The line is holding, barely. Fun is being had, at least by some.
Just look: The other day, Jacob Lester, 4, of Philadelphia, positioned his Batman mask over his face and rode the flying Pink Elephant ride while his mom and sister watched. Fun.
But owner Jack Morey would not be in that group. “It sucks,” he said in a recent telephone call. “We’re going to get to 2021. But the experience is causing some shocks.”
‘Car number 20, please make sure your mask is on'
Things at Morey’s are both the same and different this summer, full of paradoxes.
Crowds are down, so the 50% capacity limit imposed by Gov. Phil Murphy is mostly moot. But waits can be longer as rides require sanitizing for every turnover. Staffing shortages have kept various rides closed.

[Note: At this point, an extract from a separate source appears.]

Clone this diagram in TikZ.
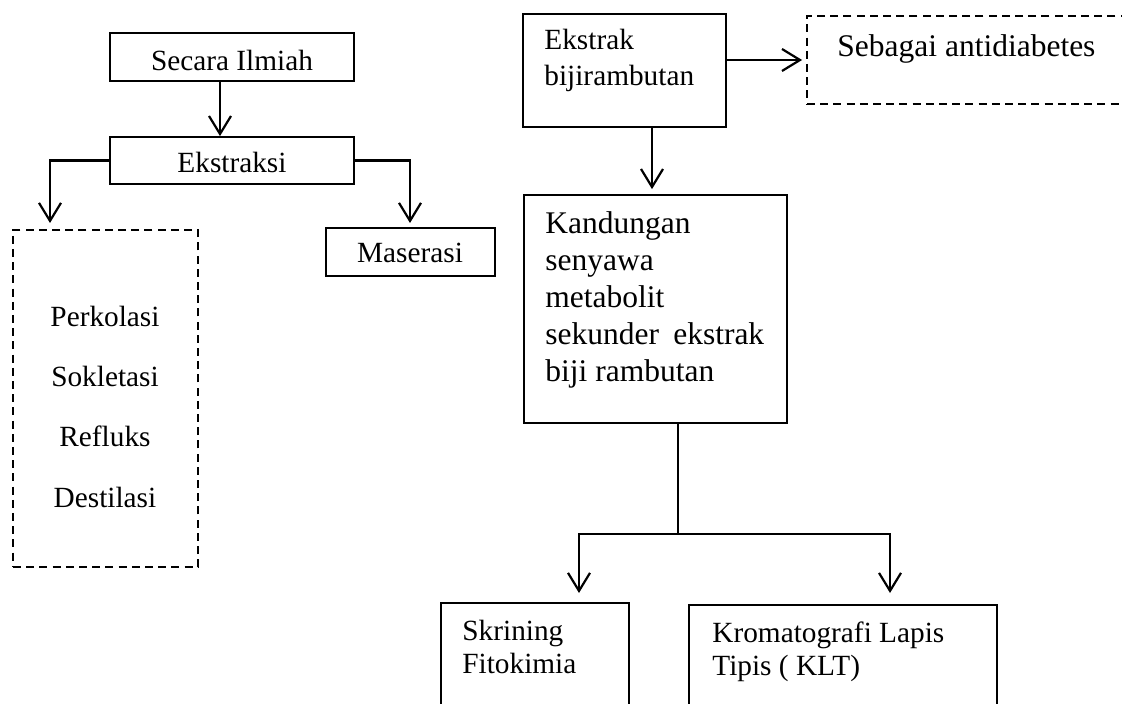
\documentclass[tikz,border=0pt]{standalone}
\usepackage{fontspec}
\setmainfont{Liberation Serif}
\usetikzlibrary{arrows.meta,fit,calc}
\begin{document}
\begin{tikzpicture}[x=0.5pt,y=-0.5pt,
  box/.style={draw,line width=0.9pt,inner sep=0pt},
  dbox/.style={draw,line width=0.9pt,inner sep=0pt,dash pattern=on 4pt off 2.6pt},
  txt/.style={inner sep=0pt,font=\fontsize{14.65}{17}\selectfont},
  bigtxt/.style={inner sep=0pt,font=\fontsize{15.75}{18}\selectfont},
  arr/.style={line width=1.1pt,-{Straight Barb[length=9pt,width=11pt,line width=1.1pt]}},
  ln/.style={line width=0.75pt}]
\useasboundingbox (0,0) rectangle (1122,704);
\clip (0,0) rectangle (1122,704);
% boxes
\node[box,fit={(110,33) (354,81)}] (sec) {};
\node[box,fit={(110,137) (354,184)}] (ekx) {};
\node[dbox,fit={(13,230) (198,567)}] (list) {};
\node[box,fit={(326,228) (495,276)}] (mas) {};
\node[box,fit={(523,14) (726,127)}] (ek) {};
\node[dbox,fit={(807,16) (1135,104)}] (sb) {};
\node[box,fit={(524,195) (787,423)}] (kd) {};
\node[box,fit={(441,603) (629,720)}] (sk) {};
\node[box,fit={(689,605) (997,720)}] (klt) {};
% texts
\node[txt,anchor=base] (tsec) at (232,71) {Secara Ilmiah};
\node[txt,anchor=base] (tekx) at (232,173) {Ekstraksi};
\node[txt,anchor=base] (tl1) at (105,327) {Perkolasi};
\node[txt,anchor=base] (tl2) at (105,387) {Sokletasi};
\node[txt,anchor=base] (tl3) at (105,447) {Refluks};
\node[txt,anchor=base] (tl4) at (105,508) {Destilasi};
\node[txt,anchor=base] (tmas) at (410,263) {Maserasi};
\node[txt,anchor=base west] (tek1) at (544,50) {Ekstrak};
\node[txt,anchor=base west] (tek2) at (544,86) {bijirambutan};
\node[bigtxt,anchor=base west] (tsb) at (837,57) {Sebagai antidiabetes};
\node[bigtxt,anchor=base west] (tkd1) at (545,234) {Kandungan};
\node[bigtxt,anchor=base west] (tkd2) at (545,271) {senyawa};
\node[bigtxt,anchor=base west] (tkd3) at (545,308) {metabolit};
\node[bigtxt,anchor=base west] (tkd4) at (545,345) {sekunder\hspace{0.45em}ekstrak};
\node[bigtxt,anchor=base west] (tkd5) at (545,382) {biji rambutan};
\node[txt,anchor=base west] (tsk1) at (462,640) {Skrining};
\node[txt,anchor=base west] (tsk2) at (462,673) {Fitokimia};
\node[txt,anchor=base west] (tklt1) at (712,642) {Kromatografi Lapis};
\node[txt,anchor=base west] (tklt2) at (712,675) {Tipis ( KLT)};
% free ends
\coordinate (lt) at (50,223);
\coordinate (mt) at (410,223);
\coordinate (j) at (678,534);
\coordinate (a1) at (579,593);
\coordinate (a2) at (890,593);
% connectors
\draw[arr] ([xshift=-6pt]sec.south) -- ([xshift=-6pt]sec.south |- ekx.north);
\draw[arr] (ekx.west) -| (lt);
\draw[arr] (ekx.east) -| (mt);
\draw[arr,shorten >=2pt] (ek.east |- sb.west) -- (sb.west);
\draw[arr,shorten >=2.5pt] ([xshift=13.75pt]ek.south) -- ([xshift=13.75pt]ek.south |- kd.north);
\draw[ln] ([xshift=11.25pt]kd.south) -- (j);
\draw[arr] (j) -| (a1);
\draw[arr] (j) -| (a2);
\end{tikzpicture}
\end{document}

“I wouldn’t want to be a cruise ship operator,” Jack Morey is saying. At least there’s that. But his half-century iconic Shore business is wobbly, at best. He laughs when asked if he’s making any money. He’s not.
With three amusement piers (one is closed this summer), a water park, the PigDog beach bar, and four hotels, Morey’s typically employs 1,500 people, including 700 international students. This year, after a July 2 opening, there are around 700 total, Morey says. When New York amusement parks failed to open at all, Morey’s poached lifeguards from Long Island.
Seats are kept empty for distancing, even as people scream through masks as they go racing against the sky, or swinging in the Moby Dick pendulum ship ride, where two seats are off-limits between each family or friend group. This will not be an experience shared with strangers.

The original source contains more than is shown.